Business stories of interest this week

Business stories from the past week, compiled by Jason Maywald:

1. New app sorts shopping dilemma 

If you’ve ever found yourself lusting over an outfit you saw online or in real life, and wished you could track it down instantly, you’re in luck.

Online clothing juggernaut The Iconic is about to change the way we shop, thanks to its new “Snap to Shop” app feature.

It has been described as “Shazam for clothes” and it is the first of its kind in the country.


2. Retailers shouldn’t be relieved, Amazon is still coming 

It sure was an inauspicious start to Australia’s retail revolution.

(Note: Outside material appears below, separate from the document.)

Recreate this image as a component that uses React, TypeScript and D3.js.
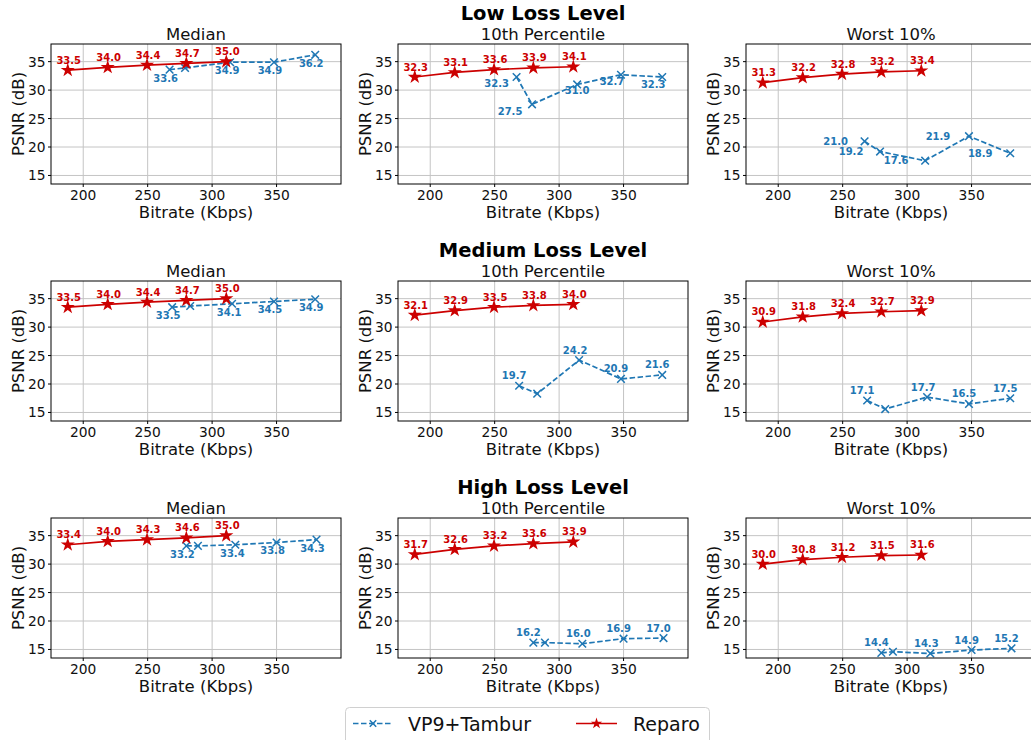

Cyclone Amazon didn’t flood the market with incredible discounts, didn’t blow over shoppers with its range of products, or smash competitors with its availability and delivery times.

But it did deliver one thing – a false sense of security that its rivals are safe, and so are their shareholders.


3. Amazon moves into Australian territory

Amazon quietly began operations in Australia on Tuesday, the start of what could be a shake-up of that country’s retail market, which is worth hundreds of billions of dollars.

For Australian businesses, Amazon’s international expansion — which now includes more than a dozen countries — has brought with it hasty pivots and familiar feelings of enthusiasm, doubt and existential dread.

But people who posted on social media about Amazon’s debut were generally underwhelmed, with prospective Australian customers playfully pointing out lackluster product offerings and uncompetitive pricing.


4. Real Christmas sales start today

Don’t expect everyone to be hard at work today — except when it comes to their Christmas shopping.

Monday has been tipped to be the busiest online shopping day of the year in Australia and the hour following lunch will be the peak time to find gifts via a computer screen, according to new eBay research.

But while the Australian Retailers Association, who predict Australian shoppers will purchase most of their gifts online this year, backed up eBay’s prediction, it also warned consumers to check delivery times to ensure their gifts arrived before the big day.


5.  Department stores set for decade long tumble

The number of bricks-and-mortar department stores will shrink by 26 per cent over the next 10 years, Morningstar predicts, singling out Wesfarmers’ Kmart as the best prepared for the decade ahead.

Bricks-and-mortar sales will decrease by 2 per cent a year over the next decade, resulting in 26 per cent fewer physical department stores by 2027, the research house finds, in a report by analyst Johannes Faul.

The report finds a continued decrease in the relevance of department stores will reduce the sector’s share of the broader retail market to just 4.4 per cent by 2026-27 from 6 per cent this year.